> [Exercise description]: Retype the records below word for word and omit any image.

++++ Records provided

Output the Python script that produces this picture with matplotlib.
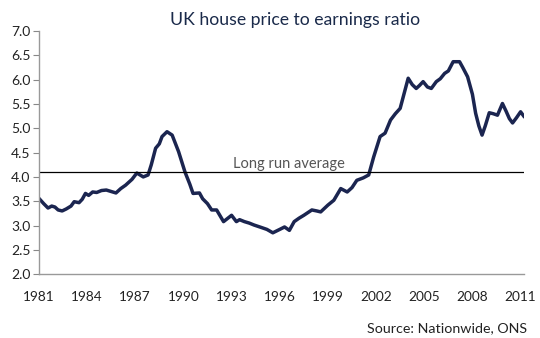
import matplotlib
matplotlib.use("Agg")
import matplotlib.pyplot as plt

plt.rcParams['font.family'] = ['Lato', 'DejaVu Sans']

# ratio (decimal year, ratio)
years = [1981.0, 1981.3, 1981.57, 1981.8, 1982.0, 1982.2, 1982.45, 1982.7, 1983.0, 1983.2,
         1983.5, 1983.7, 1983.9, 1984.1, 1984.35, 1984.6, 1984.9, 1985.2, 1985.5, 1985.8,
         1986.1, 1986.4, 1986.8, 1987.1, 1987.5, 1987.8, 1988.0, 1988.27, 1988.5, 1988.67,
         1988.98, 1989.3, 1989.7, 1990.1, 1990.4, 1990.6, 1991.0, 1991.2, 1991.5, 1991.76,
         1992.07, 1992.5, 1993.0, 1993.3, 1993.5, 1993.8, 1994.1, 1994.4, 1994.85, 1995.2,
         1995.57, 1996.0, 1996.3, 1996.6, 1996.9, 1997.2, 1997.5, 1998.0, 1998.3, 1998.55,
         1999.0, 1999.37, 1999.8, 2000.2, 2000.5, 2000.8, 2001.2, 2001.54, 2001.85, 2002.25,
         2002.56, 2002.9, 2003.2, 2003.5, 2004.0, 2004.25, 2004.5, 2004.7, 2004.93, 2005.2,
         2005.44, 2005.75, 2006.0, 2006.27, 2006.5, 2006.8, 2007.2, 2007.4, 2007.7, 2008.0,
         2008.2, 2008.4, 2008.6, 2008.8, 2009.05, 2009.3, 2009.56, 2009.87, 2010.1, 2010.3,
         2010.5, 2010.75, 2011.0, 2011.2]
ratio = [3.56, 3.45, 3.36, 3.40, 3.38, 3.32, 3.30, 3.34, 3.40, 3.49,
         3.47, 3.54, 3.66, 3.62, 3.69, 3.68, 3.72, 3.73, 3.70, 3.67,
         3.76, 3.83, 3.95, 4.08, 4.00, 4.04, 4.25, 4.59, 4.68, 4.83,
         4.93, 4.86, 4.52, 4.10, 3.85, 3.66, 3.67, 3.55, 3.45, 3.32,
         3.32, 3.08, 3.21, 3.08, 3.12, 3.08, 3.05, 3.01, 2.96, 2.92,
         2.85, 2.92, 2.97, 2.90, 3.08, 3.15, 3.21, 3.32, 3.30, 3.28,
         3.42, 3.52, 3.76, 3.69, 3.78, 3.93, 3.98, 4.04, 4.41, 4.83,
         4.90, 5.17, 5.30, 5.41, 6.03, 5.90, 5.82, 5.88, 5.96, 5.85,
         5.82, 5.96, 6.02, 6.13, 6.18, 6.37, 6.37, 6.25, 6.06, 5.70,
         5.31, 5.05, 4.86, 5.05, 5.32, 5.30, 5.27, 5.51, 5.35, 5.20,
         5.11, 5.22, 5.34, 5.25]
long_run_avg = 4.1
xticks = list(range(1981, 2012, 3))
yticks = [2.0, 2.5, 3.0, 3.5, 4.0, 4.5, 5.0, 5.5, 6.0, 6.5, 7.0]

fig = plt.figure(figsize=(5.4, 3.38), dpi=100)
ax = fig.add_axes([0.072, 0.189, 0.898, 0.719])

ax.plot(years, ratio, color='#1b2550', lw=2.5, solid_joinstyle='round')
ax.axhline(long_run_avg, color='black', lw=0.9)
ax.text(1993.1, long_run_avg + 0.03, 'Long run average', color='#555555',
        fontsize=10.5, va='bottom', ha='left')

ax.set_xlim(1981, 2011.2)
ax.set_ylim(2.0, 7.0)
ax.set_xticks(xticks)
ax.set_yticks(yticks)
ax.set_yticklabels(['%.1f' % v for v in yticks])
ax.tick_params(axis='x', length=0, pad=12, labelsize=9.8, colors='#222222')
ax.tick_params(axis='y', length=4, width=0.8, color='#888888', pad=2,
               labelsize=10, labelcolor='#222222')
for s in ['top', 'right']:
    ax.spines[s].set_visible(False)
for s in ['left', 'bottom']:
    ax.spines[s].set_color('#999999')
    ax.spines[s].set_linewidth(1.0)

fig.text(0.547, 0.94, 'UK house price to earnings ratio', ha='center',
         va='center', fontsize=12.7, color='#1a2a4a')
fig.text(0.976, 0.03, 'Source: Nationwide, ONS', ha='right', va='center',
         fontsize=10.3, color='#222222')

fig.savefig('out.png', dpi=100)
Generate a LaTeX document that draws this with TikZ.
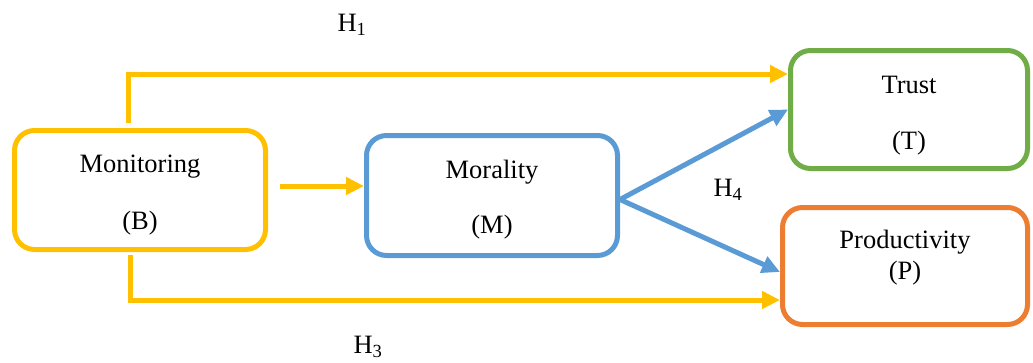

++++++++

> [Result below]:
Output the Python script that produces this picture with matplotlib.
import matplotlib
matplotlib.use("Agg")
import matplotlib.pyplot as plt

plt.rcParams['font.family'] = ['Lato', 'DejaVu Sans']

# ratio (decimal year, ratio)
years = [1981.0, 1981.3, 1981.57, 1981.8, 1982.0, 1982.2, 1982.45, 1982.7, 1983.0, 1983.2,
         1983.5, 1983.7, 1983.9, 1984.1, 1984.35, 1984.6, 1984.9, 1985.2, 1985.5, 1985.8,
         1986.1, 1986.4, 1986.8, 1987.1, 1987.5, 1987.8, 1988.0, 1988.27, 1988.5, 1988.67,
         1988.98, 1989.3, 1989.7, 1990.1, 1990.4, 1990.6, 1991.0, 1991.2, 1991.5, 1991.76,
         1992.07, 1992.5, 1993.0, 1993.3, 1993.5, 1993.8, 1994.1, 1994.4, 1994.85, 1995.2,
         1995.57, 1996.0, 1996.3, 1996.6, 1996.9, 1997.2, 1997.5, 1998.0, 1998.3, 1998.55,
         1999.0, 1999.37, 1999.8, 2000.2, 2000.5, 2000.8, 2001.2, 2001.54, 2001.85, 2002.25,
         2002.56, 2002.9, 2003.2, 2003.5, 2004.0, 2004.25, 2004.5, 2004.7, 2004.93, 2005.2,
         2005.44, 2005.75, 2006.0, 2006.27, 2006.5, 2006.8, 2007.2, 2007.4, 2007.7, 2008.0,
         2008.2, 2008.4, 2008.6, 2008.8, 2009.05, 2009.3, 2009.56, 2009.87, 2010.1, 2010.3,
         2010.5, 2010.75, 2011.0, 2011.2]
ratio = [3.56, 3.45, 3.36, 3.40, 3.38, 3.32, 3.30, 3.34, 3.40, 3.49,
         3.47, 3.54, 3.66, 3.62, 3.69, 3.68, 3.72, 3.73, 3.70, 3.67,
         3.76, 3.83, 3.95, 4.08, 4.00, 4.04, 4.25, 4.59, 4.68, 4.83,
         4.93, 4.86, 4.52, 4.10, 3.85, 3.66, 3.67, 3.55, 3.45, 3.32,
         3.32, 3.08, 3.21, 3.08, 3.12, 3.08, 3.05, 3.01, 2.96, 2.92,
         2.85, 2.92, 2.97, 2.90, 3.08, 3.15, 3.21, 3.32, 3.30, 3.28,
         3.42, 3.52, 3.76, 3.69, 3.78, 3.93, 3.98, 4.04, 4.41, 4.83,
         4.90, 5.17, 5.30, 5.41, 6.03, 5.90, 5.82, 5.88, 5.96, 5.85,
         5.82, 5.96, 6.02, 6.13, 6.18, 6.37, 6.37, 6.25, 6.06, 5.70,
         5.31, 5.05, 4.86, 5.05, 5.32, 5.30, 5.27, 5.51, 5.35, 5.20,
         5.11, 5.22, 5.34, 5.25]
long_run_avg = 4.1
xticks = list(range(1981, 2012, 3))
yticks = [2.0, 2.5, 3.0, 3.5, 4.0, 4.5, 5.0, 5.5, 6.0, 6.5, 7.0]

fig = plt.figure(figsize=(5.4, 3.38), dpi=100)
ax = fig.add_axes([0.072, 0.189, 0.898, 0.719])

ax.plot(years, ratio, color='#1b2550', lw=2.5, solid_joinstyle='round')
ax.axhline(long_run_avg, color='black', lw=0.9)
ax.text(1993.1, long_run_avg + 0.03, 'Long run average', color='#555555',
        fontsize=10.5, va='bottom', ha='left')

ax.set_xlim(1981, 2011.2)
ax.set_ylim(2.0, 7.0)
ax.set_xticks(xticks)
ax.set_yticks(yticks)
ax.set_yticklabels(['%.1f' % v for v in yticks])
ax.tick_params(axis='x', length=0, pad=12, labelsize=9.8, colors='#222222')
ax.tick_params(axis='y', length=4, width=0.8, color='#888888', pad=2,
               labelsize=10, labelcolor='#222222')
for s in ['top', 'right']:
    ax.spines[s].set_visible(False)
for s in ['left', 'bottom']:
    ax.spines[s].set_color('#999999')
    ax.spines[s].set_linewidth(1.0)

fig.text(0.547, 0.94, 'UK house price to earnings ratio', ha='center',
         va='center', fontsize=12.7, color='#1a2a4a')
fig.text(0.976, 0.03, 'Source: Nationwide, ONS', ha='right', va='center',
         fontsize=10.3, color='#222222')

fig.savefig('out.png', dpi=100)
Generate a LaTeX document that draws this with TikZ.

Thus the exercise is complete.